Из всех "литературных звезд", посетивших конгресс, я запомнил только русских, иностранные, с их сложными сочинениями и именами, из памяти выпали. Но наших я запомнил очень хорошо. Крепкий, основательный, резкий Владимов, во все периоды своей жизни отметившийся яркими, сильными книгами – "Большая руда", "Три минуты молчания", "Верный
Руслан". Он уже жил тогда в Германии, чем, кажется, был не слишком доволен. Оказалось, что я ему не чужд. Помню, он поразил меня высказыванием, которое оказалось, как всегда у него, резким, противоречащим общепринятому. Когда мы с ним, состязаясь в интеллектуальной выносливости, в процессе беседы выпили литра два, он вдруг сказал мне: "А знаешь, почему мы с тобой такие крепкие?
Потому что выросли в это время и в этой стране". Для диссидента, которым все его считали тогда, фраза была неожиданной, но точной, и без таких фраз и без такого характера писателя и не существует.

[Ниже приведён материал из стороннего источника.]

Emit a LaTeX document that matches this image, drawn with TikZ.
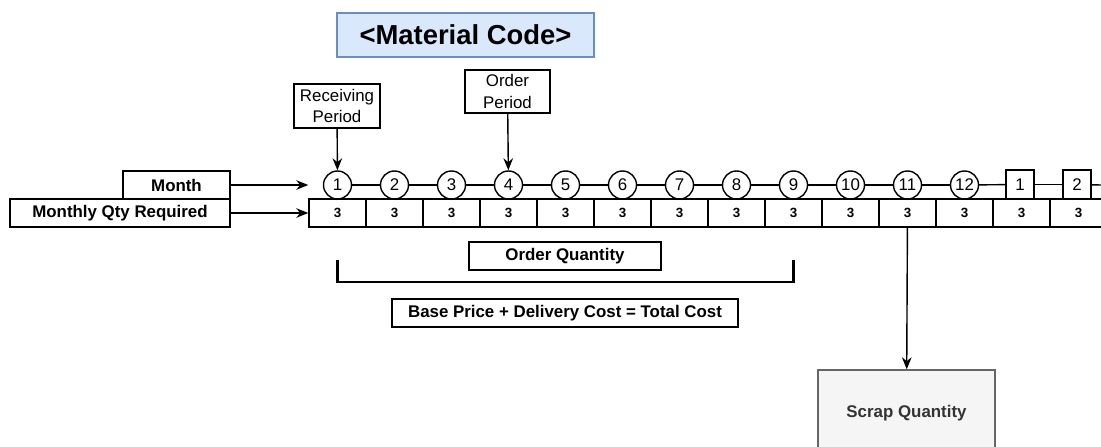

Вторым "знатным гостем" был Андрей Синявский с замечательной женой
Марией Розановой. Помню, что его просто физически приятно было видеть. Он тоже не совсем соответствовал образу "стального рыцаря свободы". Улыбчивый, как-то лукаво косящий, хитроватый на вид, он сразу всем полюбился: натуральный, живой человек, что, оказывается, вовсе не исключает той стойкости, что он проявил, написав свои неповторимые книги и попав из-за них под "советский пресс".
Помню и появление в нашем Доме писателя гениального Юрия
Домбровского, только что прославившегося своим "Хранителем древностей". Теперь уже не многие помнят тот замечательный роман, так отличающийся от потока дежурной и весьма узкой "перестроечной литературы".То был роман прежде всего о ценности жизни, сладости человеческого существования на этой земле, и даже надвигающаяся опасность была выписана не узко разоблачительно, как случалось тогда, а так же талантливо и полно, как и все остальное.
Домбровский поразил нас своим черным беззубым ртом, одеждой городского бродяги, безудержным буйством человека, махнувшего рукой на все, кроме литературы, а может быть, уже и на литературу тоже.
Контраст его с остальной публикой в зале был разителен. Кругом люди, сохранившие дом, костюм и даже румянец, но не написавшие таких замечательных книг, как Домбровский. А вот Домбровский, написавший великие книги, но отдавший за это все. Случайные посетители и особенно официантки, конечно же, считали писателями гладких и уверенных, солидно говорящих, а этого пришлого бродягу писателем не считали и не спешили нести ему его скудный заказ. Такой взгляд на литературу и писателей присущ, к сожалению, не только официанткам.
И что поразительно, воздух свободы, к которому мы так долго шли, опьянил прежде всего именно официанток и весь обслуживающий персонал
– писатели по этой линии безнадежно отстали. Официантки, и прежде не отличающиеся кротостью нрава, окончательно раскрепостились.
"Обойдешься!", "Подождешь!" – это еще самое хорошее, что мы слышали теперь от них. Их примеру последовали и повара, видно, решившие на своем собрании отравить всех нас и завладеть заведением. Микроб вольномыслия пышно расцвел и в сознании тогдашнего директора Дома писателя. Заседания писательского правления с его участием превращались в "сеансы разоблачения" всех и вся. А Дом писателя погибал.